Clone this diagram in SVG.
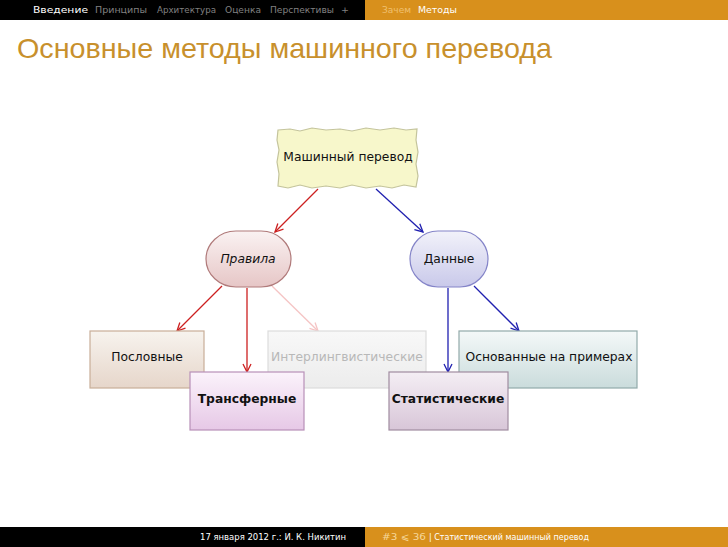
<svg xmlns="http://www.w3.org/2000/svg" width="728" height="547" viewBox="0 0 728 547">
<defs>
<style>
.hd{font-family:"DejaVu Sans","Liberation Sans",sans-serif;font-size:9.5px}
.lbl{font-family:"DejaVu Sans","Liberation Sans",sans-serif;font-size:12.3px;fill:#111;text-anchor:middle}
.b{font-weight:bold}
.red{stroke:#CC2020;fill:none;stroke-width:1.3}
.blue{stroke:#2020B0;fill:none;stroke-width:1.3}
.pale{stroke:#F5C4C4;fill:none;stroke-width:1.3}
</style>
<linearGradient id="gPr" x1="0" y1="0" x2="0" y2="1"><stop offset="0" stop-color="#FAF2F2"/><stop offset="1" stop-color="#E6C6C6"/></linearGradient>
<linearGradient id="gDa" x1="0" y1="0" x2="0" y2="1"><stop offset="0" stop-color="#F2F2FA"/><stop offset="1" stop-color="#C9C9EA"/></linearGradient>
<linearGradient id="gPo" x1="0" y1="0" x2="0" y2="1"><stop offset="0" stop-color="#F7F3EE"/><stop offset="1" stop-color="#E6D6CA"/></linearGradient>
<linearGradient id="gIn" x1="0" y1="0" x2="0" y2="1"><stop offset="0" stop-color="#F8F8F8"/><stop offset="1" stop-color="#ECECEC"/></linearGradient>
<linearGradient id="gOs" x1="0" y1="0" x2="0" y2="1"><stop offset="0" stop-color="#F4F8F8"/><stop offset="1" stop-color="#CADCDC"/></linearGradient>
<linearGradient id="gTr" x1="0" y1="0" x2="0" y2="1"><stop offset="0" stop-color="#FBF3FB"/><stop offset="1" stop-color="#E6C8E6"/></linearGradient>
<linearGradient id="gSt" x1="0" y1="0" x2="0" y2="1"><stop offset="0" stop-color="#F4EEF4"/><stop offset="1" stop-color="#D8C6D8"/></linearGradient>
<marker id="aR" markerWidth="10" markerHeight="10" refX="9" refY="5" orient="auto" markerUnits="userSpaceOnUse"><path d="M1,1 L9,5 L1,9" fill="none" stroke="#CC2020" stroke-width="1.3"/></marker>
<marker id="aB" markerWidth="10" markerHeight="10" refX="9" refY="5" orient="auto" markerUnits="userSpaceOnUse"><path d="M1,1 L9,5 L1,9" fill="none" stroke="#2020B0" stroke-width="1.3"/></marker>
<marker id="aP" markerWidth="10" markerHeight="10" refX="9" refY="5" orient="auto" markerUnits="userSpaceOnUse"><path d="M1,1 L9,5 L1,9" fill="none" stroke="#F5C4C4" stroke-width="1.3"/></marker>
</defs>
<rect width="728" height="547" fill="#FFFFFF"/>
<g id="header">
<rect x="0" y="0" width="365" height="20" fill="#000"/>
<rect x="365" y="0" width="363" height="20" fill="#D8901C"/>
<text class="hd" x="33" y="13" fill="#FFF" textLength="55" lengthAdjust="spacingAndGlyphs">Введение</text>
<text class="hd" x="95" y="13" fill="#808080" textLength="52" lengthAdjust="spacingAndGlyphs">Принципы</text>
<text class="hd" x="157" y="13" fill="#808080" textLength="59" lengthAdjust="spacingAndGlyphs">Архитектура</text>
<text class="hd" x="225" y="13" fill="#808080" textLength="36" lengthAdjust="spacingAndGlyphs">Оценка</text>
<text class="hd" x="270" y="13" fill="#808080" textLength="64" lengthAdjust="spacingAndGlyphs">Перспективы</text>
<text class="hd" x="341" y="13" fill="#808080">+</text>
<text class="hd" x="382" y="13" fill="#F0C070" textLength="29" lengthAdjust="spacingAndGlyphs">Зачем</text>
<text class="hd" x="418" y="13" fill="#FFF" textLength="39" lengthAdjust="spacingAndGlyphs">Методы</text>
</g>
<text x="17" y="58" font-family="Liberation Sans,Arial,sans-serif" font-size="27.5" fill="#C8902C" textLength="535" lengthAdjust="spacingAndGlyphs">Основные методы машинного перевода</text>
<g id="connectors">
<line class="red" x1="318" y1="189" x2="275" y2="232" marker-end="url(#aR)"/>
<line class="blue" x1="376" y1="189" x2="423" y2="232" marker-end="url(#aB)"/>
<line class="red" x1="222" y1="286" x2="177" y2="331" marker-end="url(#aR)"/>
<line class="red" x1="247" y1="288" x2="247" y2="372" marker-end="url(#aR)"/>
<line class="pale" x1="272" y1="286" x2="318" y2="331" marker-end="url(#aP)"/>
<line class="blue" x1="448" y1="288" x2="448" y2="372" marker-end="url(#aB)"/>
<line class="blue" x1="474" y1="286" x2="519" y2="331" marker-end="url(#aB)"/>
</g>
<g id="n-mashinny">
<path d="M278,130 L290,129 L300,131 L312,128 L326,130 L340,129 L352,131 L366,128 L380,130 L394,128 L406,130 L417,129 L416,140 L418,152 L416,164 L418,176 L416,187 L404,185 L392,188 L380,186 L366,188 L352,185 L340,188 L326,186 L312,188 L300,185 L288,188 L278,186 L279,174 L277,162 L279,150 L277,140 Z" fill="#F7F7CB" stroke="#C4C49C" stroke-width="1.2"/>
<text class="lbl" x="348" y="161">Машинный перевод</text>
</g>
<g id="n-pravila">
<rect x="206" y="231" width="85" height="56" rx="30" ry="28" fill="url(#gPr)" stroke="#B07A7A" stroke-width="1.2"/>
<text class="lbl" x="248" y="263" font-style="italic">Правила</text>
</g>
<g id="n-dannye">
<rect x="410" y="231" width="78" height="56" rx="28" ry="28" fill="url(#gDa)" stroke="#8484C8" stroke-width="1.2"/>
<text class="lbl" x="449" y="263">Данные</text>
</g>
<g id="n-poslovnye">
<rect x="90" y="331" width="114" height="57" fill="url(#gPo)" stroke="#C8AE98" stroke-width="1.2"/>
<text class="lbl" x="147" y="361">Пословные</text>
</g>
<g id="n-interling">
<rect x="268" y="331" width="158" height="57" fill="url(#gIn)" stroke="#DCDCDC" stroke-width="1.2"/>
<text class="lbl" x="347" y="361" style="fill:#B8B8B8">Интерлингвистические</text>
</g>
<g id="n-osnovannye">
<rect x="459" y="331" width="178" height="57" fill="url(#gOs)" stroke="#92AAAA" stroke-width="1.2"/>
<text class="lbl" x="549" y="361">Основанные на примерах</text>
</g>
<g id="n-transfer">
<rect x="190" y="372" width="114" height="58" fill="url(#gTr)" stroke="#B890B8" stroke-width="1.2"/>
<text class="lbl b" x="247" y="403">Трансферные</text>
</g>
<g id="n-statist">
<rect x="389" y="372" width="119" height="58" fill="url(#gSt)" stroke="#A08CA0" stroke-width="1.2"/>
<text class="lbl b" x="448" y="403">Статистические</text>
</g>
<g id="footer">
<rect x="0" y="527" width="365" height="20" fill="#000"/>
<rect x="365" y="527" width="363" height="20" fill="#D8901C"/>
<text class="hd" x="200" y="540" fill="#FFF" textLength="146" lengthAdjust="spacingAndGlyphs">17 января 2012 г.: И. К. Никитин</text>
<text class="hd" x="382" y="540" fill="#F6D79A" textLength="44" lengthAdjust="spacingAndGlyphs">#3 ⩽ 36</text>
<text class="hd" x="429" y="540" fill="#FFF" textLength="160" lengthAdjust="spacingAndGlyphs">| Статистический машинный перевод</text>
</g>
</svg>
· · · · ·
EXERCISE:
Output the material word for word, omitting its pictures.

EXPECTED OUTPUT:
Clone this diagram in SVG.
<svg xmlns="http://www.w3.org/2000/svg" width="728" height="547" viewBox="0 0 728 547">
<defs>
<style>
.hd{font-family:"DejaVu Sans","Liberation Sans",sans-serif;font-size:9.5px}
.lbl{font-family:"DejaVu Sans","Liberation Sans",sans-serif;font-size:12.3px;fill:#111;text-anchor:middle}
.b{font-weight:bold}
.red{stroke:#CC2020;fill:none;stroke-width:1.3}
.blue{stroke:#2020B0;fill:none;stroke-width:1.3}
.pale{stroke:#F5C4C4;fill:none;stroke-width:1.3}
</style>
<linearGradient id="gPr" x1="0" y1="0" x2="0" y2="1"><stop offset="0" stop-color="#FAF2F2"/><stop offset="1" stop-color="#E6C6C6"/></linearGradient>
<linearGradient id="gDa" x1="0" y1="0" x2="0" y2="1"><stop offset="0" stop-color="#F2F2FA"/><stop offset="1" stop-color="#C9C9EA"/></linearGradient>
<linearGradient id="gPo" x1="0" y1="0" x2="0" y2="1"><stop offset="0" stop-color="#F7F3EE"/><stop offset="1" stop-color="#E6D6CA"/></linearGradient>
<linearGradient id="gIn" x1="0" y1="0" x2="0" y2="1"><stop offset="0" stop-color="#F8F8F8"/><stop offset="1" stop-color="#ECECEC"/></linearGradient>
<linearGradient id="gOs" x1="0" y1="0" x2="0" y2="1"><stop offset="0" stop-color="#F4F8F8"/><stop offset="1" stop-color="#CADCDC"/></linearGradient>
<linearGradient id="gTr" x1="0" y1="0" x2="0" y2="1"><stop offset="0" stop-color="#FBF3FB"/><stop offset="1" stop-color="#E6C8E6"/></linearGradient>
<linearGradient id="gSt" x1="0" y1="0" x2="0" y2="1"><stop offset="0" stop-color="#F4EEF4"/><stop offset="1" stop-color="#D8C6D8"/></linearGradient>
<marker id="aR" markerWidth="10" markerHeight="10" refX="9" refY="5" orient="auto" markerUnits="userSpaceOnUse"><path d="M1,1 L9,5 L1,9" fill="none" stroke="#CC2020" stroke-width="1.3"/></marker>
<marker id="aB" markerWidth="10" markerHeight="10" refX="9" refY="5" orient="auto" markerUnits="userSpaceOnUse"><path d="M1,1 L9,5 L1,9" fill="none" stroke="#2020B0" stroke-width="1.3"/></marker>
<marker id="aP" markerWidth="10" markerHeight="10" refX="9" refY="5" orient="auto" markerUnits="userSpaceOnUse"><path d="M1,1 L9,5 L1,9" fill="none" stroke="#F5C4C4" stroke-width="1.3"/></marker>
</defs>
<rect width="728" height="547" fill="#FFFFFF"/>
<g id="header">
<rect x="0" y="0" width="365" height="20" fill="#000"/>
<rect x="365" y="0" width="363" height="20" fill="#D8901C"/>
<text class="hd" x="33" y="13" fill="#FFF" textLength="55" lengthAdjust="spacingAndGlyphs">Введение</text>
<text class="hd" x="95" y="13" fill="#808080" textLength="52" lengthAdjust="spacingAndGlyphs">Принципы</text>
<text class="hd" x="157" y="13" fill="#808080" textLength="59" lengthAdjust="spacingAndGlyphs">Архитектура</text>
<text class="hd" x="225" y="13" fill="#808080" textLength="36" lengthAdjust="spacingAndGlyphs">Оценка</text>
<text class="hd" x="270" y="13" fill="#808080" textLength="64" lengthAdjust="spacingAndGlyphs">Перспективы</text>
<text class="hd" x="341" y="13" fill="#808080">+</text>
<text class="hd" x="382" y="13" fill="#F0C070" textLength="29" lengthAdjust="spacingAndGlyphs">Зачем</text>
<text class="hd" x="418" y="13" fill="#FFF" textLength="39" lengthAdjust="spacingAndGlyphs">Методы</text>
</g>
<text x="17" y="58" font-family="Liberation Sans,Arial,sans-serif" font-size="27.5" fill="#C8902C" textLength="535" lengthAdjust="spacingAndGlyphs">Основные методы машинного перевода</text>
<g id="connectors">
<line class="red" x1="318" y1="189" x2="275" y2="232" marker-end="url(#aR)"/>
<line class="blue" x1="376" y1="189" x2="423" y2="232" marker-end="url(#aB)"/>
<line class="red" x1="222" y1="286" x2="177" y2="331" marker-end="url(#aR)"/>
<line class="red" x1="247" y1="288" x2="247" y2="372" marker-end="url(#aR)"/>
<line class="pale" x1="272" y1="286" x2="318" y2="331" marker-end="url(#aP)"/>
<line class="blue" x1="448" y1="288" x2="448" y2="372" marker-end="url(#aB)"/>
<line class="blue" x1="474" y1="286" x2="519" y2="331" marker-end="url(#aB)"/>
</g>
<g id="n-mashinny">
<path d="M278,130 L290,129 L300,131 L312,128 L326,130 L340,129 L352,131 L366,128 L380,130 L394,128 L406,130 L417,129 L416,140 L418,152 L416,164 L418,176 L416,187 L404,185 L392,188 L380,186 L366,188 L352,185 L340,188 L326,186 L312,188 L300,185 L288,188 L278,186 L279,174 L277,162 L279,150 L277,140 Z" fill="#F7F7CB" stroke="#C4C49C" stroke-width="1.2"/>
<text class="lbl" x="348" y="161">Машинный перевод</text>
</g>
<g id="n-pravila">
<rect x="206" y="231" width="85" height="56" rx="30" ry="28" fill="url(#gPr)" stroke="#B07A7A" stroke-width="1.2"/>
<text class="lbl" x="248" y="263" font-style="italic">Правила</text>
</g>
<g id="n-dannye">
<rect x="410" y="231" width="78" height="56" rx="28" ry="28" fill="url(#gDa)" stroke="#8484C8" stroke-width="1.2"/>
<text class="lbl" x="449" y="263">Данные</text>
</g>
<g id="n-poslovnye">
<rect x="90" y="331" width="114" height="57" fill="url(#gPo)" stroke="#C8AE98" stroke-width="1.2"/>
<text class="lbl" x="147" y="361">Пословные</text>
</g>
<g id="n-interling">
<rect x="268" y="331" width="158" height="57" fill="url(#gIn)" stroke="#DCDCDC" stroke-width="1.2"/>
<text class="lbl" x="347" y="361" style="fill:#B8B8B8">Интерлингвистические</text>
</g>
<g id="n-osnovannye">
<rect x="459" y="331" width="178" height="57" fill="url(#gOs)" stroke="#92AAAA" stroke-width="1.2"/>
<text class="lbl" x="549" y="361">Основанные на примерах</text>
</g>
<g id="n-transfer">
<rect x="190" y="372" width="114" height="58" fill="url(#gTr)" stroke="#B890B8" stroke-width="1.2"/>
<text class="lbl b" x="247" y="403">Трансферные</text>
</g>
<g id="n-statist">
<rect x="389" y="372" width="119" height="58" fill="url(#gSt)" stroke="#A08CA0" stroke-width="1.2"/>
<text class="lbl b" x="448" y="403">Статистические</text>
</g>
<g id="footer">
<rect x="0" y="527" width="365" height="20" fill="#000"/>
<rect x="365" y="527" width="363" height="20" fill="#D8901C"/>
<text class="hd" x="200" y="540" fill="#FFF" textLength="146" lengthAdjust="spacingAndGlyphs">17 января 2012 г.: И. К. Никитин</text>
<text class="hd" x="382" y="540" fill="#F6D79A" textLength="44" lengthAdjust="spacingAndGlyphs">#3 ⩽ 36</text>
<text class="hd" x="429" y="540" fill="#FFF" textLength="160" lengthAdjust="spacingAndGlyphs">| Статистический машинный перевод</text>
</g>
</svg>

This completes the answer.